__Stored data__.
## Start

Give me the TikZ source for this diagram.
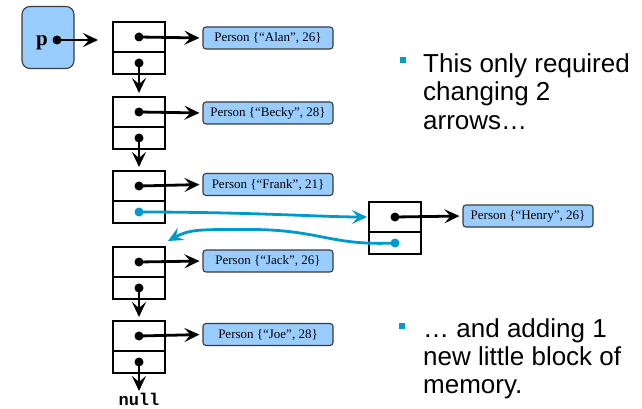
\documentclass[tikz,border=0pt]{standalone}
\usepackage{fontspec}
\setmainfont{Liberation Serif}
\setmonofont{Liberation Mono}
\newfontfamily\bulletfont{Liberation Sans}
\usetikzlibrary{arrows.meta}

\definecolor{boxfill}{HTML}{99CCFF}
\definecolor{boxedge}{HTML}{3A3A3A}
\definecolor{linkblue}{HTML}{0099CC}

\tikzset{
  cell/.style={draw, line width=2pt, minimum width=52pt, inner sep=0pt, outer sep=0pt},
  topcell/.style={cell, minimum height=30pt},
  botcell/.style={cell, minimum height=22pt},
  person/.style={draw=boxedge, fill=boxfill, line width=1.1pt, rounded corners=3pt,
    minimum width=130pt, minimum height=22pt, inner sep=0pt,
    font=\fontsize{13}{15}\selectfont},
  ptr/.style={line width=2.8pt, -{Stealth[length=15pt,width=14pt,inset=6pt]}},
  blueptr/.style={ptr, draw=linkblue},
  dot/.style={circle, fill, inner sep=0pt, minimum size=9pt},
  bluedot/.style={dot, fill=linkblue},
  txt/.style={anchor=base west, inner sep=0pt, font=\bulletfont\fontsize{26}{28}\selectfont},
  bsq/.style={fill=linkblue, minimum size=6pt, inner sep=0pt}
}

\begin{document}
\begin{tikzpicture}[x=1pt, y=-1pt]
\useasboundingbox (0,0) rectangle (642,409);

% pointer variable p
\node[draw=boxedge, fill=boxfill, line width=1.1pt, rounded corners=8pt,
      minimum width=52pt, minimum height=62pt, inner sep=0pt] (pbox) at (48,37.5) {};
\node[font=\fontsize{21}{24}\selectfont\bfseries, inner sep=0pt, anchor=base] (plabel) at (42,46) {p};
\node[dot] (pdot) at (57,40) {};

% list blocks: top cell holds the data pointer, bottom cell the next pointer
\node[topcell] (a1) at (139,37) {};  \node[botcell, anchor=north] (a2) at (a1.south) {};
\node[topcell] (b1) at (139,112) {}; \node[botcell, anchor=north] (b2) at (b1.south) {};
\node[topcell] (c1) at (139,186) {}; \node[botcell, anchor=north] (c2) at (c1.south) {};
\node[topcell] (d1) at (139,262) {}; \node[botcell, anchor=north] (d2) at (d1.south) {};
\node[topcell] (e1) at (139,336) {}; \node[botcell, anchor=north] (e2) at (e1.south) {};
\node[topcell] (h1) at (395,217) {}; \node[botcell, anchor=north] (h2) at (h1.south) {};

% person records
\node[person] (alan)  at (268,38)  {Person \{“Alan”, 26\}};
\node[person] (becky) at (268,113) {Person \{“Becky”, 28\}};
\node[person] (frank) at (268,184.5) {Person \{“Frank”, 21\}};
\node[person] (jack)  at (268,261) {Person \{“Jack”, 26\}};
\node[person] (joe)   at (268,334.5) {Person \{“Joe”, 28\}};
\node[person] (henry) at (528,216) {Person \{“Henry”, 26\}};

\node[font=\ttfamily\bfseries\fontsize{17}{20}\selectfont, inner sep=0pt, anchor=base] (null) at (139,405.5) {null};

% pointer from p
\draw[ptr, shorten >=15pt] (pdot.center) -- (a1.west |- pdot);

% data pointers
\foreach \blk/\rec in {a1/alan, b1/becky, c1/frank, d1/jack, e1/joe, h1/henry}{
  \node[dot] at (\blk.center) {};
  \draw[ptr, shorten >=3pt] (\blk.center) -- (\rec.west);
}

% next pointers
\foreach \src/\dst in {a2/b1, b2/c1, d2/e1}{
  \node[dot] at (\src.center) {};
  \draw[ptr, shorten >=4pt] (\src.center) -- (\dst.north);
}
\node[dot] at (e2.center) {};
\draw[ptr, shorten >=2pt] (e2.center) -- (null.north);

% relinked next pointers
\node[bluedot] (fdot) at (c2.center) {};
\node[bluedot] (hdot) at (h2.center) {};
\draw[blueptr, shorten >=2pt] (c2.center) .. controls +(110,0) and +(-45,0) .. (h1.west);
\coordinate (bend) at (250,229.5);
\coordinate (jacktop) at ([shift={(3,-6)}]d1.north east);
\draw[blueptr] (h2.center) .. controls (330,246) and (320,229.5) .. (bend)
  .. controls (200,229.5) and (190,229) .. (jacktop);

% bullet text
\node[bsq] (sq1) at (402.5,60.5) {};
\node[txt] (t1) at (423,72.5) {This only required};
\node[txt] (t2) at (423,101) {changing 2};
\node[txt] (t3) at (423,129.5) {arrows…};

\node[bsq] (sq2) at (402,326) {};
\node[txt] (t4) at (423,337) {… and adding 1};
\node[txt] (t5) at (423,365) {new little block of};
\node[txt] (t6) at (423,393) {memory.};
\end{tikzpicture}
\end{document}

## End

__Set problem__. Restate the listing above word for word, and skip the pictures.

__Written answer__.
Give me the TikZ source for this diagram.
\documentclass[tikz,border=0pt]{standalone}
\usepackage{fontspec}
\setmainfont{Liberation Serif}
\setmonofont{Liberation Mono}
\newfontfamily\bulletfont{Liberation Sans}
\usetikzlibrary{arrows.meta}

\definecolor{boxfill}{HTML}{99CCFF}
\definecolor{boxedge}{HTML}{3A3A3A}
\definecolor{linkblue}{HTML}{0099CC}

\tikzset{
  cell/.style={draw, line width=2pt, minimum width=52pt, inner sep=0pt, outer sep=0pt},
  topcell/.style={cell, minimum height=30pt},
  botcell/.style={cell, minimum height=22pt},
  person/.style={draw=boxedge, fill=boxfill, line width=1.1pt, rounded corners=3pt,
    minimum width=130pt, minimum height=22pt, inner sep=0pt,
    font=\fontsize{13}{15}\selectfont},
  ptr/.style={line width=2.8pt, -{Stealth[length=15pt,width=14pt,inset=6pt]}},
  blueptr/.style={ptr, draw=linkblue},
  dot/.style={circle, fill, inner sep=0pt, minimum size=9pt},
  bluedot/.style={dot, fill=linkblue},
  txt/.style={anchor=base west, inner sep=0pt, font=\bulletfont\fontsize{26}{28}\selectfont},
  bsq/.style={fill=linkblue, minimum size=6pt, inner sep=0pt}
}

\begin{document}
\begin{tikzpicture}[x=1pt, y=-1pt]
\useasboundingbox (0,0) rectangle (642,409);

% pointer variable p
\node[draw=boxedge, fill=boxfill, line width=1.1pt, rounded corners=8pt,
      minimum width=52pt, minimum height=62pt, inner sep=0pt] (pbox) at (48,37.5) {};
\node[font=\fontsize{21}{24}\selectfont\bfseries, inner sep=0pt, anchor=base] (plabel) at (42,46) {p};
\node[dot] (pdot) at (57,40) {};

% list blocks: top cell holds the data pointer, bottom cell the next pointer
\node[topcell] (a1) at (139,37) {};  \node[botcell, anchor=north] (a2) at (a1.south) {};
\node[topcell] (b1) at (139,112) {}; \node[botcell, anchor=north] (b2) at (b1.south) {};
\node[topcell] (c1) at (139,186) {}; \node[botcell, anchor=north] (c2) at (c1.south) {};
\node[topcell] (d1) at (139,262) {}; \node[botcell, anchor=north] (d2) at (d1.south) {};
\node[topcell] (e1) at (139,336) {}; \node[botcell, anchor=north] (e2) at (e1.south) {};
\node[topcell] (h1) at (395,217) {}; \node[botcell, anchor=north] (h2) at (h1.south) {};

% person records
\node[person] (alan)  at (268,38)  {Person \{“Alan”, 26\}};
\node[person] (becky) at (268,113) {Person \{“Becky”, 28\}};
\node[person] (frank) at (268,184.5) {Person \{“Frank”, 21\}};
\node[person] (jack)  at (268,261) {Person \{“Jack”, 26\}};
\node[person] (joe)   at (268,334.5) {Person \{“Joe”, 28\}};
\node[person] (henry) at (528,216) {Person \{“Henry”, 26\}};

\node[font=\ttfamily\bfseries\fontsize{17}{20}\selectfont, inner sep=0pt, anchor=base] (null) at (139,405.5) {null};

% pointer from p
\draw[ptr, shorten >=15pt] (pdot.center) -- (a1.west |- pdot);

% data pointers
\foreach \blk/\rec in {a1/alan, b1/becky, c1/frank, d1/jack, e1/joe, h1/henry}{
  \node[dot] at (\blk.center) {};
  \draw[ptr, shorten >=3pt] (\blk.center) -- (\rec.west);
}

% next pointers
\foreach \src/\dst in {a2/b1, b2/c1, d2/e1}{
  \node[dot] at (\src.center) {};
  \draw[ptr, shorten >=4pt] (\src.center) -- (\dst.north);
}
\node[dot] at (e2.center) {};
\draw[ptr, shorten >=2pt] (e2.center) -- (null.north);

% relinked next pointers
\node[bluedot] (fdot) at (c2.center) {};
\node[bluedot] (hdot) at (h2.center) {};
\draw[blueptr, shorten >=2pt] (c2.center) .. controls +(110,0) and +(-45,0) .. (h1.west);
\coordinate (bend) at (250,229.5);
\coordinate (jacktop) at ([shift={(3,-6)}]d1.north east);
\draw[blueptr] (h2.center) .. controls (330,246) and (320,229.5) .. (bend)
  .. controls (200,229.5) and (190,229) .. (jacktop);

% bullet text
\node[bsq] (sq1) at (402.5,60.5) {};
\node[txt] (t1) at (423,72.5) {This only required};
\node[txt] (t2) at (423,101) {changing 2};
\node[txt] (t3) at (423,129.5) {arrows…};

\node[bsq] (sq2) at (402,326) {};
\node[txt] (t4) at (423,337) {… and adding 1};
\node[txt] (t5) at (423,365) {new little block of};
\node[txt] (t6) at (423,393) {memory.};
\end{tikzpicture}
\end{document}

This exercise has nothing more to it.